The extent to which domestic politics and narrow sectarian interests sometimes dictate India's foreign policy to the detriment of the larger national interest was once again made clear when India decided to abstain from the vote on the UNHRC resolution in Geneva that targeted Sri Lanka. It was absolutely the correct thing to do -- indeed, I would go so far as to say that India should have voted against the U.S.-sponsored resolution. I had criticized India's decision in 2012 to support a similar UNHRC resolution against Sri Lanka.
Why does it demonstrate the importance of domestic politics? Because, whatever explanations the Ministry of External Affairs (MEA) might come up with for the change in the vote this time (that this resolution was intrusive compared to previous efforts), the the key difference was that the UPA government is no longer being held hostage by Tamil politics parties and their one-upmanship on the issue. This allowed New Delhi to pursue the national interest, which they had given the go-by the previous two years in the interest of coalition politics.

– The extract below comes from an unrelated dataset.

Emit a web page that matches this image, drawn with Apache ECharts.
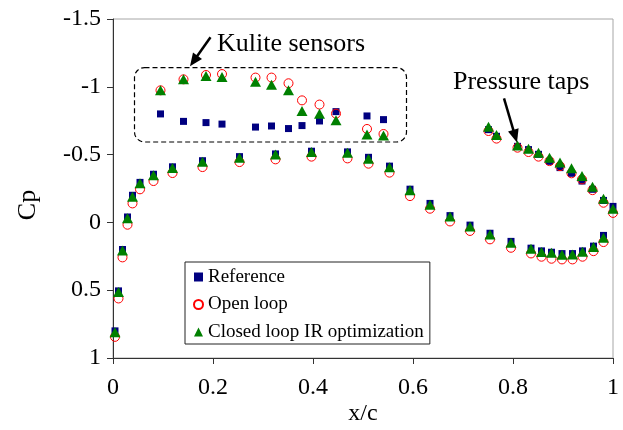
<!DOCTYPE html>
<html>
<head>
<meta charset="utf-8">
<script src="https://cdn.jsdelivr.net/npm/echarts@6/dist/echarts.min.js"></script>
<style>
  html, body { margin: 0; padding: 0; background: #fff; }
  #chart { width: 623px; height: 430px; }
</style>
</head>
<body>
<div id="chart"></div>
<script>
// Chordwise stations (x/c) of the Kulite sensors on the suction side
const kuliteX      = [0.095, 0.141, 0.186, 0.218, 0.285, 0.317, 0.351, 0.378, 0.413, 0.446, 0.508, 0.541];
const kuliteRef    = [-0.800, -0.745, -0.736, -0.725, -0.703, -0.711, -0.692, -0.714, -0.748, -0.817, -0.785, -0.758];
const kuliteOpen   = [-0.974, -1.055, -1.087, -1.094, -1.068, -1.068, -1.026, -0.900, -0.869, -0.802, -0.689, -0.652];
const kuliteClosed = [-0.974, -1.055, -1.080, -1.072, -1.038, -1.016, -0.974, -0.821, -0.802, -0.753, -0.649, -0.640];

// Pressure taps running from the leading edge round to the trailing edge
const tapLowerX      = [0.004, 0.011, 0.019, 0.029, 0.039, 0.054, 0.081, 0.119, 0.179, 0.253, 0.325, 0.397, 0.469, 0.511, 0.553,
                        0.594, 0.634, 0.674, 0.714, 0.754, 0.796, 0.836, 0.857, 0.877, 0.898, 0.919, 0.939, 0.961, 0.981, 1.000];
const tapLowerRef    = [0.800, 0.505, 0.200, -0.040, -0.200, -0.295, -0.355, -0.410, -0.455, -0.485, -0.505, -0.525, -0.520, -0.480, -0.415,
                        -0.245, -0.140, -0.050, 0.020, 0.080, 0.140, 0.190, 0.210, 0.220, 0.230, 0.230, 0.210, 0.175, 0.096, -0.118];
const tapLowerOpen   = [0.844, 0.561, 0.258, 0.017, -0.140, -0.244, -0.305, -0.364, -0.408, -0.445, -0.465, -0.485, -0.472, -0.433, -0.367,
                        -0.194, -0.101, -0.007, 0.063, 0.125, 0.187, 0.229, 0.253, 0.268, 0.273, 0.273, 0.253, 0.212, 0.145, -0.070];
const tapLowerClosed = [0.810, 0.514, 0.207, -0.030, -0.190, -0.288, -0.347, -0.401, -0.448, -0.477, -0.500, -0.519, -0.514, -0.470, -0.406,
                        -0.238, -0.131, -0.044, 0.030, 0.089, 0.150, 0.194, 0.219, 0.224, 0.238, 0.236, 0.216, 0.182, 0.113, -0.101];

// Pressure taps on the aft suction side
const tapUpperX      = [0.751, 0.767, 0.809, 0.831, 0.851, 0.873, 0.894, 0.917, 0.938, 0.959, 0.981];
const tapUpperRef    = [-0.684, -0.635, -0.561, -0.537, -0.502, -0.450, -0.404, -0.362, -0.305, -0.244, -0.162];
const tapUpperOpen   = [-0.674, -0.618, -0.551, -0.519, -0.485, -0.452, -0.415, -0.362, -0.317, -0.238, -0.145];
const tapUpperClosed = [-0.706, -0.644, -0.568, -0.544, -0.514, -0.477, -0.441, -0.399, -0.342, -0.263, -0.175];

const seriesNames = ['Reference', 'Open loop', 'Closed loop IR optimization'];
const xTicks = [0, 0.2, 0.4, 0.6, 0.8, 1];
const yTicks = [-1.5, -1, -0.5, 0, 0.5, 1];

const FONT = 'Liberation Serif, Times New Roman, serif';

function pairs(xs, ys) { return xs.map((x, i) => [x, ys[i]]); }
function join() {
  const out = [];
  for (let i = 0; i < arguments.length; i += 2) out.push(...pairs(arguments[i], arguments[i + 1]));
  return out;
}

const refData    = join(tapLowerX, tapLowerRef, tapUpperX, tapUpperRef, kuliteX, kuliteRef);
const openData   = join(tapLowerX, tapLowerOpen, tapUpperX, tapUpperOpen, kuliteX, kuliteOpen);
const closedData = join(tapLowerX, tapLowerClosed, tapUpperX, tapUpperClosed, kuliteX, kuliteClosed);

const chart = echarts.init(document.getElementById('chart'), null, { renderer: 'canvas' });

chart.setOption({
  animation: false,
  backgroundColor: '#fff',
  grid: { left: 113, right: 10, top: 19, bottom: 72, show: true, borderColor: '#a6a6a6', borderWidth: 1, backgroundColor: 'transparent' },
  xAxis: {
    type: 'value', min: xTicks[0], max: xTicks[xTicks.length - 1], interval: 0.2,
    axisLine: { onZero: false, lineStyle: { color: '#333', width: 1 } },
    axisTick: { show: true, inside: false, length: 6, lineStyle: { color: '#333' } },
    splitLine: { show: false },
    axisLabel: { color: '#000', fontFamily: FONT, fontSize: 24, margin: 18,
                 formatter: v => String(+v.toFixed(1)) }
  },
  yAxis: {
    type: 'value', inverse: true, min: yTicks[0], max: yTicks[yTicks.length - 1], interval: 0.5,
    axisLine: { show: true, onZero: false, lineStyle: { color: '#333', width: 1 } },
    axisTick: { show: true, inside: false, length: 6, lineStyle: { color: '#333' } },
    splitLine: { show: false },
    axisLabel: { color: '#000', fontFamily: FONT, fontSize: 24, margin: 12,
                 formatter: v => String(+v.toFixed(1)) }
  },
  legend: {
    left: 185, top: 262, orient: 'vertical',
    padding: [5, 6, 2, 8],
    itemWidth: 9, itemHeight: 9, itemGap: 7.5,
    borderColor: '#222', borderWidth: 1, backgroundColor: '#fff',
    textStyle: { color: '#000', fontFamily: FONT, fontSize: 19, lineHeight: 20 },
    data: seriesNames
  },
  series: [
    { name: seriesNames[0], type: 'scatter', symbol: 'rect', symbolSize: 7,
      itemStyle: { color: '#000080', opacity: 1 }, data: refData, z: 2 },
    { name: seriesNames[1], type: 'scatter', symbol: 'circle', symbolSize: 9,
      itemStyle: { color: 'rgba(255,255,255,0)', borderColor: '#ff0000', borderWidth: 1, opacity: 1 }, data: openData, z: 3 },
    { name: seriesNames[2], type: 'scatter', symbol: 'triangle', symbolSize: [11, 10],
      itemStyle: { color: '#008000', opacity: 1 }, data: closedData, z: 4 }
  ]
});

// Annotations, positioned in data coordinates and converted through the axes
function px(p) { return chart.convertToPixel({ gridIndex: 0 }, p); }

function arrow(tail, tip) {
  const a = px(tail), b = px(tip);
  const dx = b[0] - a[0], dy = b[1] - a[1];
  const len = Math.hypot(dx, dy), ux = dx / len, uy = dy / len;
  const headLen = 13, headHalf = 5.5;
  const base = [b[0] - ux * headLen, b[1] - uy * headLen];
  return [
    { type: 'line', shape: { x1: a[0], y1: a[1], x2: base[0] + ux * 2, y2: base[1] + uy * 2 },
      style: { stroke: '#000', lineWidth: 2.5 }, z: 10 },
    { type: 'polygon', shape: { points: [b, [base[0] - uy * headHalf, base[1] + ux * headHalf], [base[0] + uy * headHalf, base[1] - ux * headHalf]] },
      style: { fill: '#000' }, z: 10 }
  ];
}

const boxTL = px([0.043, -1.142]), boxBR = px([0.587, -0.593]);
const kuliteLabel = px([0.208, -1.314]);
const tapsLabel = px([0.680, -1.033]);

chart.setOption({
  graphic: [
    { type: 'rect', shape: { x: boxTL[0], y: boxTL[1], width: boxBR[0] - boxTL[0], height: boxBR[1] - boxTL[1], r: 10 },
      style: { fill: 'none', stroke: '#000', lineWidth: 1.2, lineDash: [5, 3] }, z: 1 },
    ...arrow([0.195, -1.365], [0.154, -1.151]),
    ...arrow([0.782, -0.915], [0.808, -0.590]),
    { type: 'text', x: kuliteLabel[0], y: kuliteLabel[1],
      style: { text: 'Kulite sensors', fill: '#000', font: '26px ' + FONT, textAlign: 'left', textVerticalAlign: 'middle' }, z: 10 },
    { type: 'text', x: tapsLabel[0], y: tapsLabel[1],
      style: { text: 'Pressure taps', fill: '#000', font: '26px ' + FONT, textAlign: 'left', textVerticalAlign: 'middle' }, z: 10 },
    { type: 'text', x: 28, y: 205, rotation: Math.PI / 2,
      style: { text: 'Cp', fill: '#000', font: '26px ' + FONT, textAlign: 'center', textVerticalAlign: 'middle' }, z: 10 },
    { type: 'text', x: 363, y: 414,
      style: { text: 'x/c', fill: '#000', font: '24px ' + FONT, textAlign: 'center', textVerticalAlign: 'middle' }, z: 10 }
  ]
});
</script>
</body>
</html>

The Congress party -- the main constituent of the ruling UPA coalition -- has not had much of a base in Tamil Nadu in decades and it is unlikely that they would either gained or lost many votes based on New Delhi's UNHRC votes. Indeed, so poor are the prospects for the Congress in Tamil Nadu that P.Chidambaram, one of the stalwarts of the current Union Cabinet, has decided that he will not even stand for the upcoming Lok Sabha elections.
But the UPA included the Dradvida Munnetra Kazhagam (DMK) for whom the vote mattered a great deal because they are one of the two primary Dravidian parties in the state. Though India had voted for the resolution last year, the DMK walked out of the coalition to demonstrate to their base that they were tough on the issue. This time, with DMK no longer part of the UPA coalition, the UPA government had no such political compulsions.
The Colombo government has been busy losing the peace ever since it won the war against the murderous LTTE (Liberation Tigers of Tamil Eelam). Distressing as this is, it ill-serves Indian interests to irritate Sri Lanka. India's interests are best served by trying to privately coax the Colombo government to move forward in reconciling with the long-suffering Tamil population in the country. India's decision to abstain from the UNHRC vote should help. But considering the state of Indian domestic politics, it might be too much to hope that these imperatives will not interfere with Indian foreign policy in the future.